Ebenso handeln wir oft widersprüchlich, weil wir uns selbst nicht vollständig kennen. Wenn wir unsere Prinzipien und Werte nicht eindeutig definieren, können wir unbewusst dagegen verstoßen. Manchmal bietet widersprüchliches Verhalten auch Vorteile, die größer als die unangenehmen Gefühle der kognitiven Dissonanz sind.

Wie wir der kognitiven Dissonanz begegnen

Um die Auswirkungen der kognitiven Dissonanz zu minimieren, verändern wir oft unser inkongruentes Verhalten. Durch die Anpassung des Verhaltens an unsere Überzeugungen können wir die kognitive Konsonanz herstellen.

Eine andere Methode ist die Entwicklung neuer Denkweisen oder Gefühle.

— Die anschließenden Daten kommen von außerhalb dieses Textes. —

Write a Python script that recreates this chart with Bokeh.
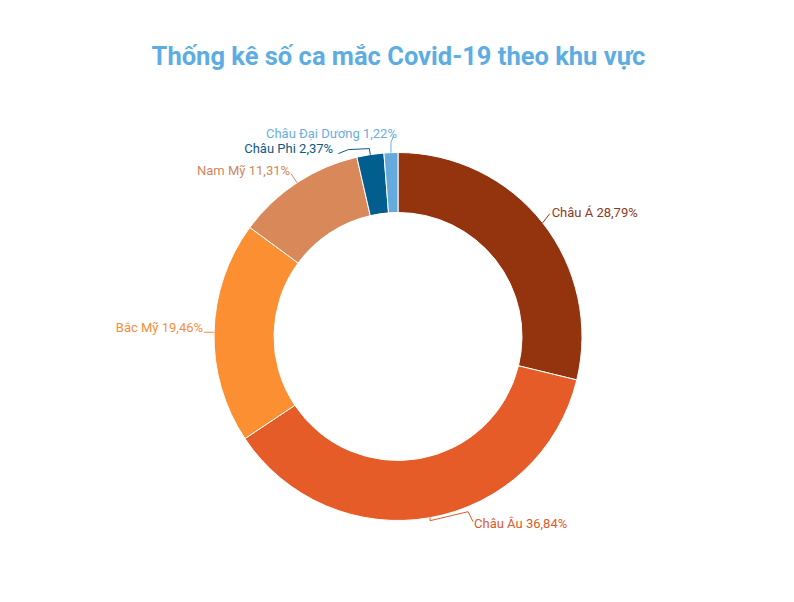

Indem wir alternative Überzeugungen entwickeln, die mit unserem Verhalten übereinstimmen, erleichtern wir die Konsonanz und verringern das Unbehagen. Auch das Herunterspielen der Bedeutung einer Überzeugung kann eine Strategie sein. Wenn sie weniger wichtig erscheint, wirkt das widersprüchliche Verhalten weniger problematisch.

Das Integrieren neuer Daten oder Informationen in unser kognitives System kann ebenfalls hilfreich sein. Neues Wissen, das die alten Überzeugungen untergräbt und mit dem dissonanten Verhalten übereinstimmt, schafft eine gewisse Kongruenz.

Schließlich kann auch ein Kontext- oder Situationswechsel eine Lösung sein. Durch das Vermeiden der Umstände, die kognitive Dissonanz verursachen, müssen wir unser Verhalten oder unsere Überzeugungen nicht ändern. Dies ist eine Form des Vermeidens als Abwehrmechanismus.

Der Impuls, kohärent zu sein

Die beschriebenen Beispiele zum besseren Verständnis der kognitiven Dissonanz verdeutlichen das Wesen dieses psychologischen Phänomens: den Widerspruch, den wir alle immer wieder erleben, wenn unsere Überzeugungen von unserem Verhalten abweichen.

Unabhängig davon, wo der Konflikt liegt, versuchen wir immer, die Unstimmigkeit aufzulösen – sei es durch eine Veränderung des Verhaltens, der Kognition oder des Kontexts. Abschließend möchten wir dich zu einer Reflexion einladen: In welchen Situationen hast du kognitive Dissonanz erlebt und welche Strategien hast du eingesetzt, um sie zu überwinden?